Exercise:
Leave the pictures out and quote every line from the start of the listing to the line with "t_sev = [i * 0.25 for i in range(97)]", inclusive.

==========

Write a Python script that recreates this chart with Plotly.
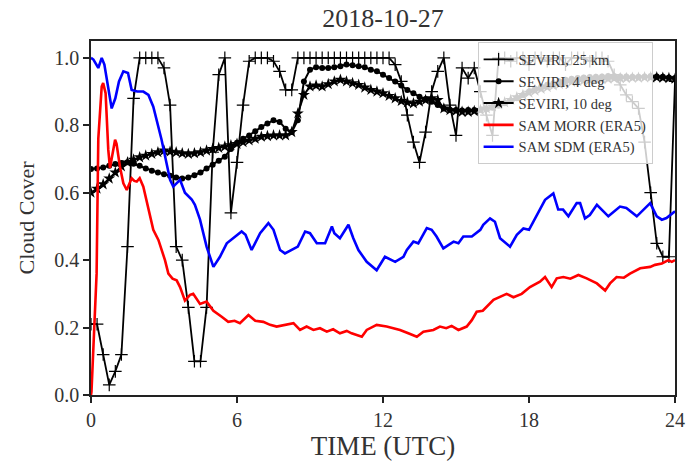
import numpy as np
import plotly.graph_objects as go

# ---------------- data ----------------
# SEVIRI time axis (15-min steps, hours UTC)
t_sev = [i * 0.25 for i in range(97)]

sev_25km = [
    0.21, 0.21, 0.12, 0.03, 0.07, 0.12, 0.44, 0.88,   # 0.00-1.75
    1.00, 1.00, 1.00, 1.00, 0.97, 0.86, 0.44, 0.40,   # 2.00-3.75
    0.26, 0.10, 0.10, 0.26, 0.72, 0.95, 1.00, 0.54,   # 4.00-5.75
    0.69, 0.86, 0.99, 1.00, 1.00, 1.00, 0.99, 0.96,   # 6.00-7.75
    0.905, 0.905, 1.00, 1.00, 1.00, 1.00, 1.00, 1.00, # 8.00-9.75
    1.00, 1.00, 1.00, 1.00, 1.00, 1.00, 1.00, 1.00,   # 10.00-11.75
    1.00, 1.00, 0.98, 0.93, 0.83, 0.75, 0.69, 0.78,   # 12.00-13.75
    0.90, 0.96, 1.00, 0.86, 0.77, 0.97, 0.94, 0.97,   # 14.00-15.75
    0.90, 0.83, 0.77, 1.00, 1.00, 0.99, 1.00, 1.00,   # 16.00-17.75
    0.98, 1.00, 1.00, 0.99, 1.00, 1.00, 0.98, 1.00,   # 18.00-19.75
    1.00, 1.00, 0.99, 1.00, 1.00, 0.99, 0.95, 0.92,   # 20.00-21.75
    0.89, 0.87, 0.85, 0.75, 0.60, 0.45, 0.41, 0.41,   # 22.00-23.75
    0.93,                                             # 24.00
]

sev_4deg = [
    0.670, 0.672, 0.675, 0.680, 0.685, 0.688, 0.690, 0.686,
    0.680, 0.672, 0.665, 0.660, 0.655, 0.650, 0.645, 0.642,
    0.645, 0.652, 0.660, 0.672, 0.683, 0.695, 0.707, 0.730,
    0.748, 0.760, 0.770, 0.782, 0.795, 0.805, 0.815, 0.810,
    0.790, 0.780, 0.815, 0.930, 0.965, 0.972, 0.970, 0.970,
    0.972, 0.975, 0.980, 0.978, 0.975, 0.972, 0.965, 0.960,
    0.950, 0.940, 0.930, 0.918, 0.905, 0.895, 0.885, 0.878,
    0.870, 0.860, 0.850, 0.846, 0.845, 0.844, 0.845, 0.845,
    0.846, 0.848, 0.852, 0.858, 0.865, 0.872, 0.880, 0.890,
    0.900, 0.908, 0.915, 0.920, 0.925, 0.930, 0.935, 0.938,
    0.940, 0.942, 0.943, 0.944, 0.945, 0.946, 0.946, 0.945,
    0.945, 0.944, 0.944, 0.945, 0.946, 0.945, 0.944, 0.942,
    0.940,
]

sev_10deg = [
    0.600, 0.612, 0.625, 0.642, 0.660, 0.678, 0.690, 0.698,
    0.705, 0.710, 0.715, 0.720, 0.725, 0.722, 0.720, 0.717,
    0.715, 0.717, 0.720, 0.725, 0.730, 0.733, 0.737, 0.741,
    0.745, 0.750, 0.755, 0.760, 0.766, 0.768, 0.770, 0.770,
    0.770, 0.780, 0.835, 0.890, 0.915, 0.918, 0.915, 0.922,
    0.930, 0.935, 0.930, 0.925, 0.920, 0.912, 0.905, 0.900,
    0.895, 0.887, 0.880, 0.872, 0.868, 0.865, 0.870, 0.875,
    0.880, 0.875, 0.850, 0.845, 0.843, 0.840, 0.840, 0.842,
    0.845, 0.850, 0.856, 0.862, 0.868, 0.875, 0.883, 0.890,
    0.897, 0.903, 0.908, 0.913, 0.918, 0.922, 0.926, 0.929,
    0.931, 0.933, 0.935, 0.936, 0.937, 0.938, 0.939, 0.940,
    0.940, 0.941, 0.941, 0.942, 0.942, 0.942, 0.941, 0.940,
    0.938,
]

# SAM MORR (ERA5)
t_morr = [0.0, 0.02, 0.23, 0.30, 0.44, 0.50, 0.60, 0.71, 0.78, 0.92, 0.99, 1.05,
          1.19, 1.33, 1.47, 1.67, 1.78, 1.88, 2.00, 2.15, 2.36, 2.56, 2.77, 3.04,
          3.18, 3.35, 3.52, 3.66, 3.86, 4.07, 4.20, 4.48, 4.75, 5.03, 5.37, 5.64,
          5.90, 6.12, 6.47, 6.75, 7.08, 7.36, 7.63, 8.04, 8.32, 8.59, 8.86, 9.14,
          9.41, 9.69, 9.95, 10.23, 10.51, 10.71, 11.13, 11.33, 11.74, 12.15, 12.43,
          12.70, 13.04, 13.39, 13.66, 14.07, 14.34, 14.60, 14.82, 15.10, 15.44,
          15.65, 15.85, 16.10, 16.54, 16.80, 17.08, 17.36, 17.70, 18.04, 18.45,
          18.66, 18.93, 19.14, 19.41, 19.70, 20.03, 20.37, 20.79, 21.13, 21.33,
          21.60, 21.90, 22.15, 22.57, 22.98, 23.18, 23.46, 23.73, 23.87, 24.0]
sam_morr = [0.0, 0.01, 0.36, 0.76, 0.915, 0.925, 0.895, 0.727, 0.673, 0.727, 0.757, 0.745,
            0.677, 0.628, 0.608, 0.643, 0.635, 0.633, 0.643, 0.618, 0.549, 0.49, 0.46, 0.40,
            0.36, 0.345, 0.34, 0.32, 0.28, 0.297, 0.30, 0.27, 0.277, 0.25, 0.232, 0.217,
            0.22, 0.213, 0.237, 0.22, 0.217, 0.208, 0.203, 0.208, 0.213, 0.193, 0.203, 0.193,
            0.198, 0.188, 0.195, 0.183, 0.19, 0.183, 0.173, 0.193, 0.208, 0.203, 0.198,
            0.193, 0.183, 0.173, 0.188, 0.193, 0.203, 0.198, 0.205, 0.193, 0.203,
            0.222, 0.247, 0.25, 0.282, 0.29, 0.30, 0.29, 0.30, 0.32, 0.336,
            0.35, 0.32, 0.346, 0.35, 0.345, 0.356, 0.346, 0.331, 0.31, 0.331,
            0.35, 0.348, 0.36, 0.376, 0.38, 0.386, 0.39, 0.40, 0.395, 0.40]

# SAM SDM (ERA5)
t_sdm = [0.0, 0.10, 0.30, 0.44, 0.55, 0.85, 1.00, 1.15, 1.33, 1.52, 1.67, 1.90, 2.15,
         2.36, 2.56, 2.90, 3.25, 3.38, 3.66, 3.86, 4.14, 4.27, 4.48, 4.75, 5.03, 5.30,
         5.58, 5.92, 6.19, 6.35, 6.60, 6.95, 7.29, 7.50, 7.77, 7.97, 8.25, 8.50, 8.80,
         9.00, 9.28, 9.62, 9.90, 10.00, 10.23, 10.58, 10.78, 10.99, 11.33, 11.74, 12.08,
         12.50, 12.84, 12.98, 13.25, 13.45, 13.80, 14.00, 14.20, 14.48, 14.90, 15.10,
         15.30, 15.65, 16.00, 16.12, 16.40, 16.60, 16.81, 17.22, 17.50, 17.77, 18.00,
         18.32, 18.66, 19.00, 19.20, 19.40, 19.62, 19.96, 20.10, 20.30, 20.50, 20.79,
         21.06, 21.26, 21.74, 22.00, 22.43, 22.70, 22.98, 23.25, 23.46, 23.65, 23.87, 24.0]
sam_sdm = [1.0, 0.995, 0.97, 1.0, 0.98, 0.85, 0.88, 0.93, 0.96, 0.955, 0.905, 0.90, 0.90,
           0.89, 0.855, 0.757, 0.638, 0.618, 0.638, 0.60, 0.58, 0.564, 0.52, 0.44, 0.38, 0.41,
           0.45, 0.47, 0.485, 0.475, 0.43, 0.48, 0.51, 0.49, 0.43, 0.42, 0.43, 0.44, 0.485,
           0.48, 0.45, 0.45, 0.50, 0.48, 0.465, 0.505, 0.465, 0.43, 0.395, 0.37, 0.41,
           0.395, 0.41, 0.43, 0.455, 0.45, 0.495, 0.49, 0.47, 0.435, 0.455, 0.45,
           0.47, 0.47, 0.49, 0.505, 0.524, 0.514, 0.465, 0.44, 0.475, 0.494, 0.49,
           0.534, 0.579, 0.598, 0.55, 0.55, 0.53, 0.569, 0.569, 0.524, 0.534, 0.564,
           0.544, 0.53, 0.559, 0.555, 0.53, 0.55, 0.569, 0.53, 0.52, 0.525, 0.539, 0.545]

x_ticks = [0, 6, 12, 18, 24]
y_ticks = [0.0, 0.2, 0.4, 0.6, 0.8, 1.0]
title_text = "2018-10-27"

# ---------------- figure ----------------
FONT = "Liberation Serif"
fig = go.Figure()

fig.add_trace(go.Scatter(
    x=t_sev, y=sev_25km, mode="lines+markers", name="SEVIRI, 25 km",
    line=dict(color="black", width=1.8),
    marker=dict(symbol="cross-thin", size=9, line=dict(color="black", width=1.2)),
))
fig.add_trace(go.Scatter(
    x=t_sev, y=sev_4deg, mode="lines+markers", name="SEVIRI, 4 deg",
    line=dict(color="black", width=2),
    marker=dict(symbol="circle", size=6, color="black"),
))
fig.add_trace(go.Scatter(
    x=t_sev, y=sev_10deg, mode="lines+markers", name="SEVIRI, 10 deg",
    line=dict(color="black", width=2),
    marker=dict(symbol="star", size=9, color="black"),
))
fig.add_trace(go.Scatter(
    x=t_morr, y=sam_morr, mode="lines", name="SAM MORR (ERA5)",
    line=dict(color="#ff0000", width=2.6),
))
fig.add_trace(go.Scatter(
    x=t_sdm, y=sam_sdm, mode="lines", name="SAM SDM (ERA5)",
    line=dict(color="#0000ff", width=2.6),
))

axis_common = dict(
    showgrid=False, zeroline=False, showline=True, linecolor="#222",
    linewidth=1.5, mirror=True, ticks="outside", ticklen=6, tickwidth=1.5,
    tickcolor="#222", tickfont=dict(family=FONT, size=20, color="#333"),
    automargin=False,
)
fig.update_xaxes(range=[0, 24], tickvals=x_ticks, ticktext=[str(v) for v in x_ticks],
                 title=dict(text="TIME (UTC)", font=dict(family=FONT, size=27, color="#333"),
                            standoff=4),
                 **axis_common)
fig.update_yaxes(range=[0, 1.05], tickvals=y_ticks, ticktext=[f"{v:.1f}" for v in y_ticks],
                 title=dict(text="Cloud Cover", font=dict(family=FONT, size=22, color="#333"),
                            standoff=14),
                 **axis_common)

fig.update_layout(
    width=692, height=462,
    margin=dict(l=91, r=17, t=41, b=67),
    paper_bgcolor="white", plot_bgcolor="white",
    title=dict(text=title_text, x=0.5, xref="paper", xanchor="center",
               y=1 - 18 / 462, yref="container", yanchor="middle",
               font=dict(family=FONT, size=26, color="#333")),
    legend=dict(x=0.662, y=0.996, xanchor="left", yanchor="top",
                bgcolor="rgba(255,255,255,0.8)", bordercolor="#cccccc", borderwidth=1,
                font=dict(family=FONT, size=14.5, color="#333"),
                tracegroupgap=0, itemwidth=30),
    showlegend=True,
)

fig.write_html("out.html")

==========

Response to the exercise:
Write a Python script that recreates this chart with Plotly.
import numpy as np
import plotly.graph_objects as go

# ---------------- data ----------------
# SEVIRI time axis (15-min steps, hours UTC)
t_sev = [i * 0.25 for i in range(97)]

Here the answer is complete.